23 September 2011

No peppers please

I remember the evening Asher ate radishes and decided they were so delicious, he would go outside and sell them to any passersby.  He has always had odd tastes when it came to food. As an infant, he refused to eat any kind of meat. No chicken, beef, or turkey - but he loved tofu. Seriously, he loved tofu. Lentils too. I baked tofu into little bites and these were some of his favorite dinner time treats.

Although there aren't many meats he will eat, he has always loved raw vegetables. Radishes, carrots, green, red, orange peppers - all of those vegetables I always refused to eat.

So when his Kindergarten teacher told us the kids would need to bring a healthy snack of fruit or vegetables everyday, I had a lot of options to choose from.
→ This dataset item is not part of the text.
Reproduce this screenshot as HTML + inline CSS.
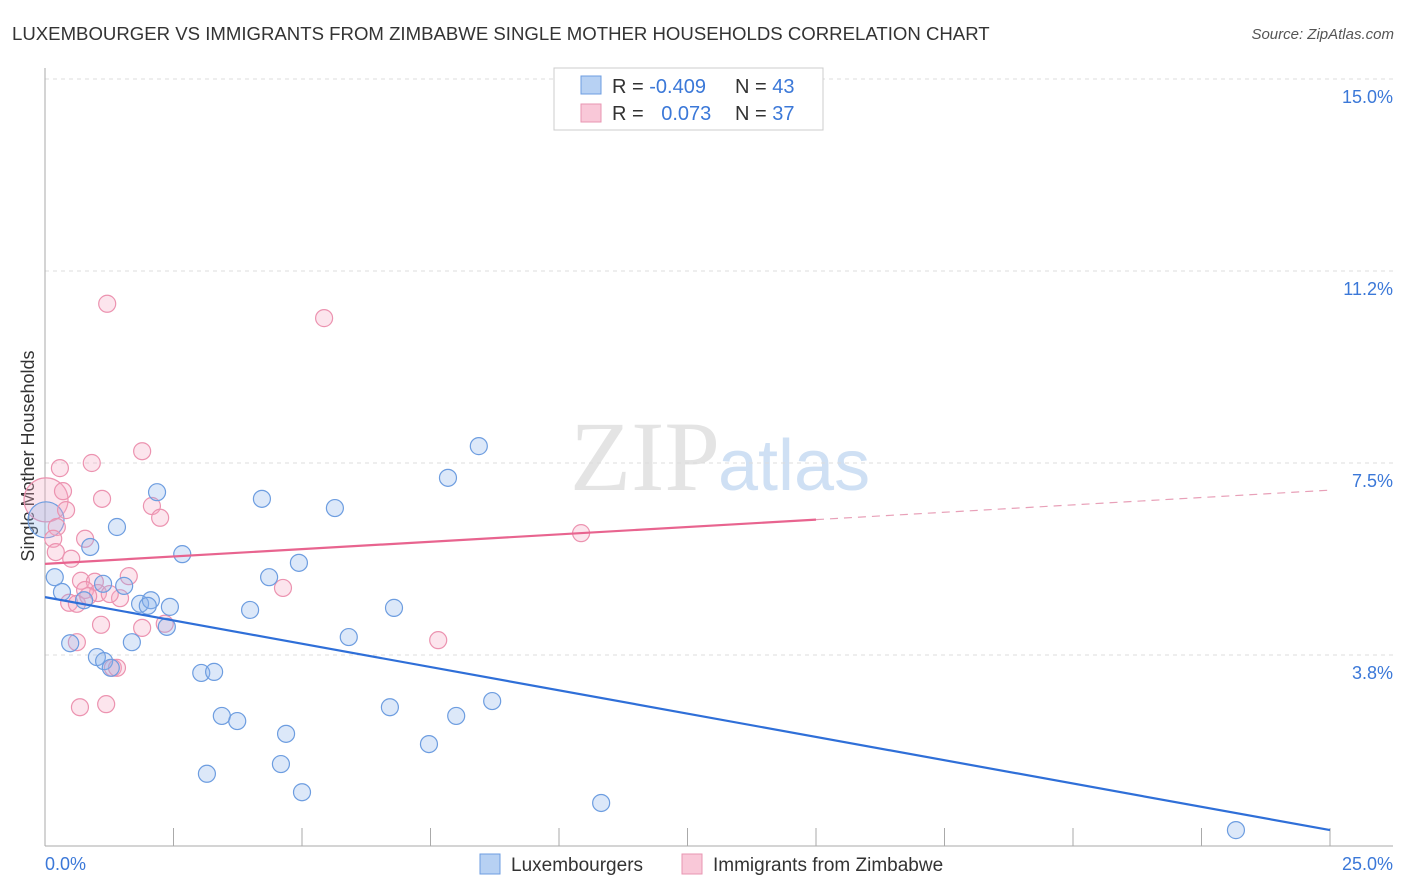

He took peppers and radishes and the bags always came home empty.

Until this week...when the bag of green peppers I sent for lunch came home still full.

It still breaks my heart to imagine the scene at school.  Asher's naive love of eating non-typical kid food vegetables ended this week.  He revealed to me that other kids thought his peppers looked funny and so he decided he's not going to take them to school anymore.

We talked about how he will just eat extra amounts of peppers at home, but please don't pack them for lunch or snack anymore.

I understand. Who wants to be the kid who has weird looking things in their lunch? I still remember what I thought of Alex who had a green potato chip in fourth grade. With the torment he got, I doubt Alex ever brought potato chips for school lunch again.

I know its just peppers and I know nobody got hurt, but I'm sad.  I'm sad because Asher's awareness of what is cool and what is not is beginning. Now its peppers but I know where the influences lead. For me it was into Guess jeans, Esprit bags, and Munchos for lunch way too often.

I want to live those elementary school years again through him and enjoy the time so much more knowing those lessons in life that just have to be learned by yourself. I pray his free spirit to stick with his own choices doesn't die.

For now, I'm packing an apple and leaving the peppers at home.

1 comment:

Unknown said...

I'm sorry...that does make me sad. Seems like a silly reason to start homeschooling, but I don't want my kids to lose their individuality in order to conform to some silly notions of what's normal.